Jancar Kuhlenschmidt Gallery was a contemporary art gallery located in Los Angeles, California, that was open from May 1980 through June 1982.
Tom Jancar inspired by Claire Copley Gallery, which had closed in 1977, opened Jancar Kuhlenschmidt Gallery with partner Richard Kuhlenschmidt in May 1980. Jancar Kuhlenschmidt Gallery was interested in showing important work that was not shown anywhere else and not necessarily for sale, which according to Winnifred Oak, set them apart from commercial art galleries that were driven by sales. Jancar Kuhlenschmidt Gallery showed works by Los Angeles and New York artists who had little previous exposure or were little known prior to their solo exhibitions at the gallery. Artists exhibited include David Amico, David Askevold, Jerry Brane, Kim Hubbard, Louise Lawler, William Leavitt (artist), Richard Prince, Morgan Thomas, Paul Tzanetopoulos, and Christopher Williams. Jancar Kuhlenschmidt Gallery primarily hosted solo exhibitions with the exception of two group shows, a thrift store painting show and their last exhibition in which they featured works by all of the artists who had shown with them since 1980.
Howard Singerman reviewed David Askevold's solo exhibition "Delville's Visit", after Jean Delville, in Artweek, stating that the work is intentionally ambiguous and makes the viewer contend with the mysticism of Symbolism that still permeates his art. These sentiments were echoed in Howard Singerman's Artforum review of this same exhibition published three months later but this time Singerman goes a step further to suggest that Askevold's work actually tries to position the Symbolists in relation to Postmodernism because they offer a critique of Modernism, just as Askevold does with his installation "Delville's Visit".
Art critic Hunter Drohojowska reviewed the solo exhibition by Richard Prince for pick of the week, in LA Weekly, discussing how he re–presents images that already exist in the world, much like Pop Art but different in that Prince's images make us feel uncomfortable. Christopher Knight (art critic) reviews Prince's show, in Los Angeles Herald Examiner, referring to the works as appropriated imagery because he reframes advertising images and he compares Prince's works to that of two other shows that concurrently show appropriated imagery.
Kathi Norklun reviewed Christopher Williams' work as pick of the week for LA Weekly explaining that the artist created a show that focused on the play between the imagery and the text asking the viewer to draw connections between the two to understand its larger meaning.

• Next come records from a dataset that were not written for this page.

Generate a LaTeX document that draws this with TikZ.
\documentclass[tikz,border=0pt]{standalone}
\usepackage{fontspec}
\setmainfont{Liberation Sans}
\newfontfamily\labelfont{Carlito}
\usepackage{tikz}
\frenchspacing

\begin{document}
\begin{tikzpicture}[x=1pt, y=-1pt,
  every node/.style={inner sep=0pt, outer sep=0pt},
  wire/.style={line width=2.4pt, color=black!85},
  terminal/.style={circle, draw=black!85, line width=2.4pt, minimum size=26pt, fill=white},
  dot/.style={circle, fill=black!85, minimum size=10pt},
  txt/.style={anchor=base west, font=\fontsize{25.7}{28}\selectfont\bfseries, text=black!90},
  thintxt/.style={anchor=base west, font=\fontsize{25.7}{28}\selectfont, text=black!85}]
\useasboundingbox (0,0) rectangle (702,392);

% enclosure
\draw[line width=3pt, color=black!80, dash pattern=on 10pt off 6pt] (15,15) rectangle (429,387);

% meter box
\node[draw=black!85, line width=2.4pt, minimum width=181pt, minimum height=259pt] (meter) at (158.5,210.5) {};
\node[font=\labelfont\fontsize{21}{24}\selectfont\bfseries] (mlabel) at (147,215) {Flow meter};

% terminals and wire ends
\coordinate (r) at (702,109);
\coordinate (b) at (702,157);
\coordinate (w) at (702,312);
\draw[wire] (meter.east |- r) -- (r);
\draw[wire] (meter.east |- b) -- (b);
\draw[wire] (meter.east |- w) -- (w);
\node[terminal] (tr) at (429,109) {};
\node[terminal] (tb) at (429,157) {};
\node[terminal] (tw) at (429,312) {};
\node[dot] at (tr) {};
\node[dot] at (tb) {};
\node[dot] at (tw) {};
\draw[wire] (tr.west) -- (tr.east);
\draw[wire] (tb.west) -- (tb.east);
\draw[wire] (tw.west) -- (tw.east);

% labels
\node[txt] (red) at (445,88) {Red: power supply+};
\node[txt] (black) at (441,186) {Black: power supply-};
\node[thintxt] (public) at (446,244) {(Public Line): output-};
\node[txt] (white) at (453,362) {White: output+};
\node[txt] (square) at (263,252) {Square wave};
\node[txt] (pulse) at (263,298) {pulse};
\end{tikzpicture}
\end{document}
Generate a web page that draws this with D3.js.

Andrea Fraser wrote about Louise Lawler's work and mentioned, in Art in America, how Lawler's work was a representation of institutional critique because she reiterating the name of the gallery, Jancar Kuhlenschmidt, by spelling out each letter of their names in small framed photographs on the gallery wall and nearby she required the gallerists to stand showing photographs of hers from a small portfolio box. Louise Lawler's solo debut at Jancar/Kuhlenschimdt was highlighted as one of the shows to have seen by David Rimanelli who in 2003 wrote an Artforum article looking back at the most important shows of the 80s.
Catalog L.A. Birth of an Art Capital 1955–1985, which accompanied the exhibition Los Angeles 1955–1985: A Birth of an Artistic Capital and was organized by Catherine Grenier in 2006 at the Centre Georges Pompidou, includes a timeline highlighting various art exhibitions including five that took place at Jancar/Kuhlenschmidt Gallery: the opening of Jancar/Kuhlenschmidt Gallery in May 1980; David Askevold’s solo exhibition in January 1981; the group exhibition titled Thrift Store Paintings in 1981; William Leavitt’s solo exhibition in 1982; and a featured spread on Christopher William’s solo exhibition titled Source, The Photographic Archive, John F. Kennedy Presidential Library and Museum in 1982.
The gallery held its last exhibition in June 1982. It was located at 4121 Wilshire Blvd. in the basement of the Los Altos Apartments.